#### Task statement
Tally up the lines carrying the string "this" and respond with only the resulting number.

#### Given entries
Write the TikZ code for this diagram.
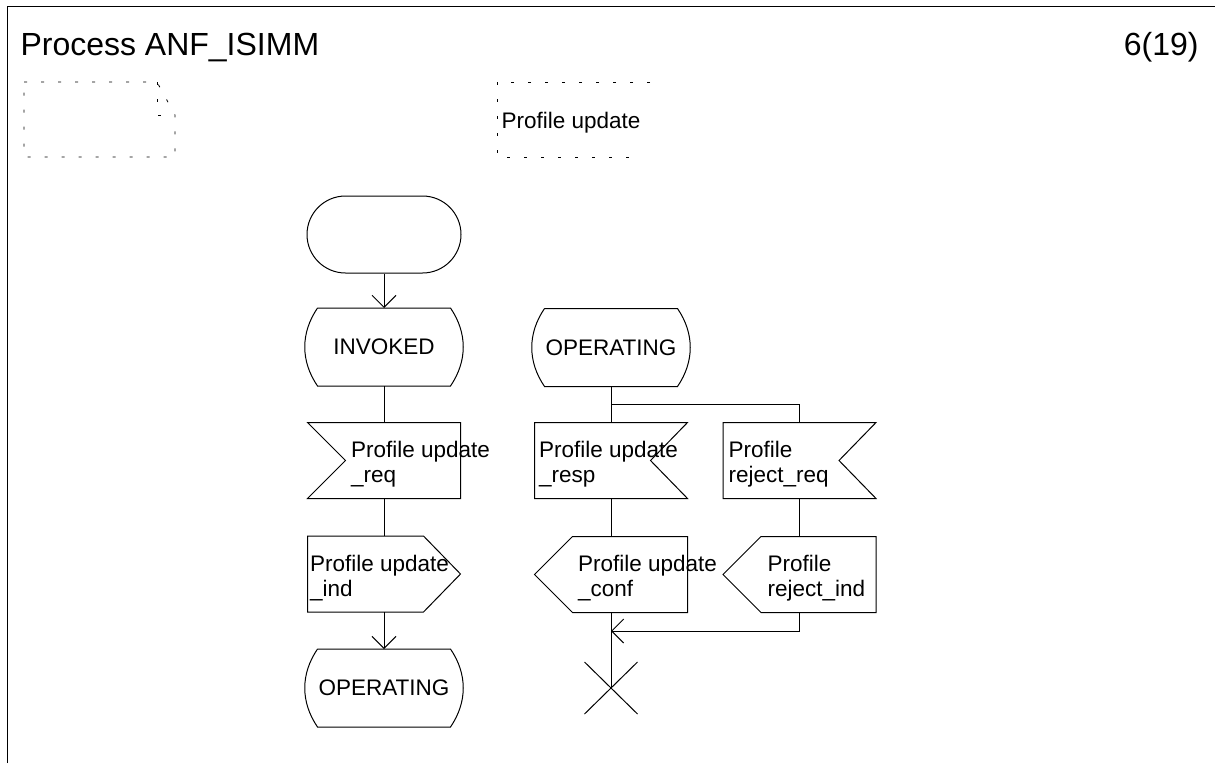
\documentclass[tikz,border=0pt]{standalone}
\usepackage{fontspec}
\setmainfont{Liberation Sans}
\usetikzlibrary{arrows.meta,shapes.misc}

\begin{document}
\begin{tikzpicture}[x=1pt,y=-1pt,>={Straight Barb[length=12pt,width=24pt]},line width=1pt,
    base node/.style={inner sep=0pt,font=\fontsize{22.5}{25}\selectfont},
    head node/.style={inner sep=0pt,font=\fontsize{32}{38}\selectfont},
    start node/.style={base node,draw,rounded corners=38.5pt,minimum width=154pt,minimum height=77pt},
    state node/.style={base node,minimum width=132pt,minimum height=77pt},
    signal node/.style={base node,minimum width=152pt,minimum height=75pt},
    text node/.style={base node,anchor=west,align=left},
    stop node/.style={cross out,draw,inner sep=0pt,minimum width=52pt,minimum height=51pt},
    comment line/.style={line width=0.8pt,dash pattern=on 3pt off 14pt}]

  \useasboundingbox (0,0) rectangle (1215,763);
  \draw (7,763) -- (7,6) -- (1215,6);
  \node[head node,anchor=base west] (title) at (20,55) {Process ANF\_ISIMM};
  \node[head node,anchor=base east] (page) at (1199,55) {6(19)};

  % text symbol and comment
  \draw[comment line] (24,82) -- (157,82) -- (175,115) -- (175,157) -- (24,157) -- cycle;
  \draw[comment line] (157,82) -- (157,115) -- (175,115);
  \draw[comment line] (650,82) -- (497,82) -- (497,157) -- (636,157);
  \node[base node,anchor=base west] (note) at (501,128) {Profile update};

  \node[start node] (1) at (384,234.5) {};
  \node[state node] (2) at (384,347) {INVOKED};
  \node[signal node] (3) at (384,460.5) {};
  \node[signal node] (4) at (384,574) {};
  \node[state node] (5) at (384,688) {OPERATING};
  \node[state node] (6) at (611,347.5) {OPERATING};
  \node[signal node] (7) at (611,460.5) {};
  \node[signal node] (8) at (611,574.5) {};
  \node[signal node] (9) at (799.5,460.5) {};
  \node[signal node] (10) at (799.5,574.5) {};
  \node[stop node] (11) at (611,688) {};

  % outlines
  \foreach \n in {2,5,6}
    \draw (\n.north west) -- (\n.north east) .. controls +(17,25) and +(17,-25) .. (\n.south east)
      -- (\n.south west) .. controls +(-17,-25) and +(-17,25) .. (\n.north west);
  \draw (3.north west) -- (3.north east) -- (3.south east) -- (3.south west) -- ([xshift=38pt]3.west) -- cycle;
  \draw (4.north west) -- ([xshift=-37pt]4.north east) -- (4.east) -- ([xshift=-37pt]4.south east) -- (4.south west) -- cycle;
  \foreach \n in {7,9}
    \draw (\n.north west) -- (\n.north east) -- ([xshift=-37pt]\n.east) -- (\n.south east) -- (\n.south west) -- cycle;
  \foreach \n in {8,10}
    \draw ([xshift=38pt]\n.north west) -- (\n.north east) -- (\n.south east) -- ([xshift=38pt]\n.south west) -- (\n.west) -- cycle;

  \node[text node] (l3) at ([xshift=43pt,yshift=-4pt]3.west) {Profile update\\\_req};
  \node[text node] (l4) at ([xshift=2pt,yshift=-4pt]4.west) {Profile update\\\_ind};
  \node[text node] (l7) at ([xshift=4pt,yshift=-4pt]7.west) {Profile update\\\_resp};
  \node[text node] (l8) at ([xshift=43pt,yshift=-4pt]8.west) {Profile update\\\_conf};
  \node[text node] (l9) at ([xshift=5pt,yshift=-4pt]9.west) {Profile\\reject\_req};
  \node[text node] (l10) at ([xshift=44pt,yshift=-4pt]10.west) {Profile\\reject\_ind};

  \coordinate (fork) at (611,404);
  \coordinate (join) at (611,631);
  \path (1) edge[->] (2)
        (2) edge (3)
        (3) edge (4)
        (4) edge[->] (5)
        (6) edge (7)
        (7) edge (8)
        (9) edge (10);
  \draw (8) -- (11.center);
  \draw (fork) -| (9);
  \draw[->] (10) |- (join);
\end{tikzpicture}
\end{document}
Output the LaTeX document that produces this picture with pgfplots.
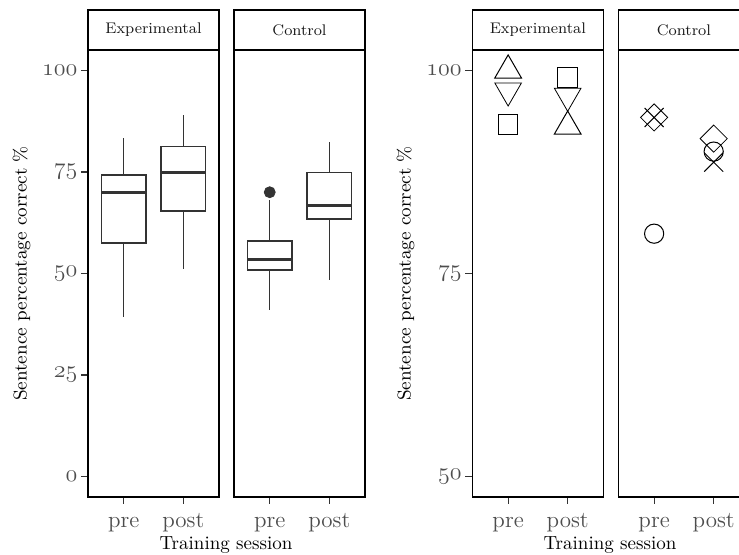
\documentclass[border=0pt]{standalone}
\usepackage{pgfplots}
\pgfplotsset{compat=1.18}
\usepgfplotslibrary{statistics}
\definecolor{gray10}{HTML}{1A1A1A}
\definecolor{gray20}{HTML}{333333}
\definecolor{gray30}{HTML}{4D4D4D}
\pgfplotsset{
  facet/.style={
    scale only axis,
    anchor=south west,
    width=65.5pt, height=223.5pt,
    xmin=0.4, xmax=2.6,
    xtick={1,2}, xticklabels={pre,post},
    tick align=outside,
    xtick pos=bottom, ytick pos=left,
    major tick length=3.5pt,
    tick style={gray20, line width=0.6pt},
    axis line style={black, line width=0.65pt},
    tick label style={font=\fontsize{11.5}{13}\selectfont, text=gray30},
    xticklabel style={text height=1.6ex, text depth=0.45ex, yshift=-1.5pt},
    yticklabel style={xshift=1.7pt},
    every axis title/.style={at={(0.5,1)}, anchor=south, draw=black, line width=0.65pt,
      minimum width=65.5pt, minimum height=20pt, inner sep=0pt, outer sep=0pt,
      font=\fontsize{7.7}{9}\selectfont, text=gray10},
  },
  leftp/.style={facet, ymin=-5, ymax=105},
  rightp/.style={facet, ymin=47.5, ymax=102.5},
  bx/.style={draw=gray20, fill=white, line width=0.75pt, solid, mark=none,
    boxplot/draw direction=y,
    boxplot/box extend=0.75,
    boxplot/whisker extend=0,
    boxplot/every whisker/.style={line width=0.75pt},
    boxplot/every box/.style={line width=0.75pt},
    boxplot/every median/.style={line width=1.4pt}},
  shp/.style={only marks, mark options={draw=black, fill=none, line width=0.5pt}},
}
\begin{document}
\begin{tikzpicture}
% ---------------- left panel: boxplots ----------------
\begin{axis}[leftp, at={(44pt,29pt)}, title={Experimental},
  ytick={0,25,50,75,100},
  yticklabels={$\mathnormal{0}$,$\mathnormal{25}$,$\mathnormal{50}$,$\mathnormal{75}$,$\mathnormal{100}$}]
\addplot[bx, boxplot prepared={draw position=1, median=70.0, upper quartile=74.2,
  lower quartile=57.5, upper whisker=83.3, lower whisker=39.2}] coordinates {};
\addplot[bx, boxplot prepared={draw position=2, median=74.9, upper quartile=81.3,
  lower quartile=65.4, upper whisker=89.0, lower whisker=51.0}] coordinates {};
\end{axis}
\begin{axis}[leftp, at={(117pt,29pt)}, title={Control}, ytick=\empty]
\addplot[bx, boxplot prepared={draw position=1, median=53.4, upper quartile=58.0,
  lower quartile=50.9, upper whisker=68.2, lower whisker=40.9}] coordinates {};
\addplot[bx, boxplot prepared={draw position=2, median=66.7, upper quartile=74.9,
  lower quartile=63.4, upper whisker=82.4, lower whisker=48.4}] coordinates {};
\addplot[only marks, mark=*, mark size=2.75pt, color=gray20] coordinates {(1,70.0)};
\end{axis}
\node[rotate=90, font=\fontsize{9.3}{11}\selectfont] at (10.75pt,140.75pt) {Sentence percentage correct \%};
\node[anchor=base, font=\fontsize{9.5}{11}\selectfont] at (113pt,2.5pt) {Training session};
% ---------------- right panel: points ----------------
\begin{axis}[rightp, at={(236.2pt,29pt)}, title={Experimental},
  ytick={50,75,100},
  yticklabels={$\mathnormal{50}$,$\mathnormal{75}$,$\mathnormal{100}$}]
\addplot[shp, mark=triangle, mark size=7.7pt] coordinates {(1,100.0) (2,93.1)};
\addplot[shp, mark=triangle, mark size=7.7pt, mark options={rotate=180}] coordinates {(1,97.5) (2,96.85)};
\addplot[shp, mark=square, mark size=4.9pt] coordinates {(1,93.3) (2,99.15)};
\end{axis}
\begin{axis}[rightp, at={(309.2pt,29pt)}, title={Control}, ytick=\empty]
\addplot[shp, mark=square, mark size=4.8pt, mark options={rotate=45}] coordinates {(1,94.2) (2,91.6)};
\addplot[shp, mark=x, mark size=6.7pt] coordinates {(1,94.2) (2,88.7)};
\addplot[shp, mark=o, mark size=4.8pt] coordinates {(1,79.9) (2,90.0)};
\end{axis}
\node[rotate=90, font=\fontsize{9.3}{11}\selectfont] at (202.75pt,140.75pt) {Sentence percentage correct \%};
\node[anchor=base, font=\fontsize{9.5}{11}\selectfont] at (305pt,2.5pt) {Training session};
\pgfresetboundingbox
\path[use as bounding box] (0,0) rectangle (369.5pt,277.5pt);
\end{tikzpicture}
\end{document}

#### Solution below
2